Professional ratings
Review scores
| Source | Rating |
| AllMusic | Star Half star |
| Christgau's Record Guide | C+ |
| The Collector's Guide to Heavy Metal | 5/10 |
| The Encyclopedia of Popular Music | Star |
| New Musical Express | 5/10 |
| The Philadelphia Inquirer | Star |
| Rolling Stone | Star Half star |

==Track listing ==

- The additional songs "Snake Eye" and "Borrowed Time" were recorded but only released on the 12-inch single versions of "Heatseeker" and "That's the Way I Wanna Rock 'n' Roll", respectively. "Snake Eye" was also included on the 3-inch CD-single for "Heatseeker". The song "Down on the Borderline" was recorded, but not released until 1990, as the B-side of the Australian "Moneytalks" single in 7-inch, 12-inch and CD-single formats.
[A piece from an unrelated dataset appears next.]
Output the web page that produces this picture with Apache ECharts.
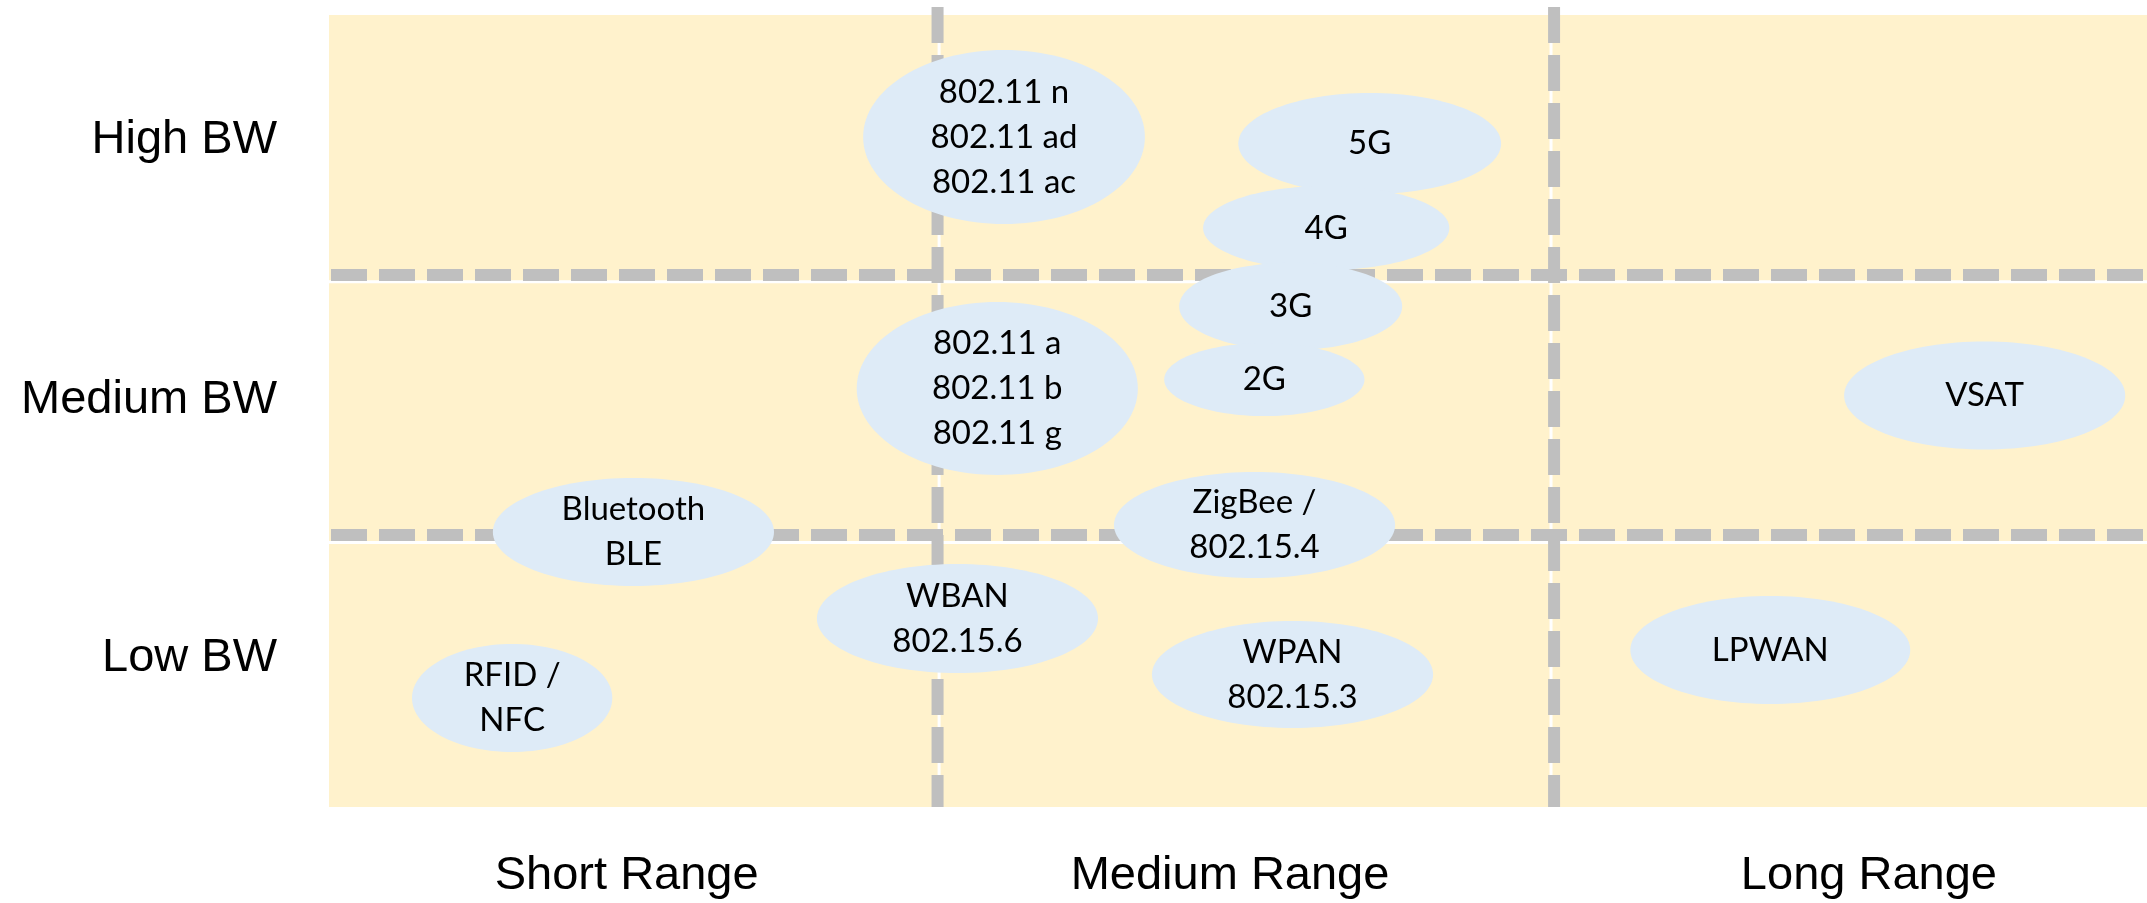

All three of these songs were later released in 2009 on the Backtracks box set.

Side one
| No. | Title | Length |
|---|---|---|
| 1. | "Heatseeker" | 3:50 |
| 2. | "That's the Way I Wanna Rock 'n' Roll" | 3:45 |
| 3. | "Meanstreak" | 4:08 |
| 4. | "Go Zone" | 4:26 |
| 5. | "Kissin' Dynamite" | 3:58 |

Side two
| No. | Title | Length |
|---|---|---|
| 6. | "Nick of Time" | 4:16 |
| 7. | "Some Sin for Nuthin'" | 4:11 |
| 8. | "Ruff Stuff" | 4:28 |
| 9. | "Two's Up" | 5:19 |
| 10. | "This Means War" | 4:21 |
| Total length: |  | 42:48 |

==Personnel==

=== AC/DC ===
- Brian Johnson – lead vocals
- Angus Young – lead guitar
- Malcolm Young – rhythm guitar, backing vocals
- Cliff Williams – bass guitar, backing vocals
- Simon Wright – drums, percussion

=== Production ===
- Harry Vanda, George Young – producers
- Tom Swift – engineer
- Jean-Jacques Lemoine, Chuck Cavanagh – assistant engineers
- Roy Cicala – special assistance
- George Marino – mastering at Sterling Sound, New York
- Gered Mankowitz, George Bodnar – photography

==Charts==

Chart performance for Blow Up Your Video
| Chart (1988) | Peak position |
|---|---|
| Australian Albums (Kent Music Report) | 2 |
| Austrian Albums (Ö3 Austria) | 15 |
| Canada Top Albums/CDs (RPM) | 3 |
| Dutch Albums (Album Top 100) | 26 |
| Finnish Albums (Suomen virallinen lista) | 1 |
| German Albums (Offizielle Top 100) | 4 |
| New Zealand Albums (RMNZ) | 4 |
| Norwegian Albums (VG-lista) | 3 |
| Swedish Albums (Sverigetopplistan) | 4 |
| Swiss Albums (Schweizer Hitparade) | 4 |
| UK Albums (Official Charts) | 2 |
| US Billboard 200 | 12 |

==Certifications==

| Region | Certification | Certified units/sales |
| Australia (ARIA) | 3× Platinum | 210,000^{^} |
| Finland (Musiikkituottajat) | Gold | 37,844 |
| Germany (BVMI) | Gold | 250,000^{^} |
| New Zealand (RMNZ) | Gold | 7,500^{^} |
| Spain (Promusicae) | Gold | 50,000^{^} |
| Switzerland (IFPI Switzerland) | Platinum | 50,000^{^} |
| United Kingdom (BPI) | Gold | 100,000^{^} |
| United States (RIAA) | Platinum | 1,000,000^{^} |
^{^} Shipments figures based on certification alone.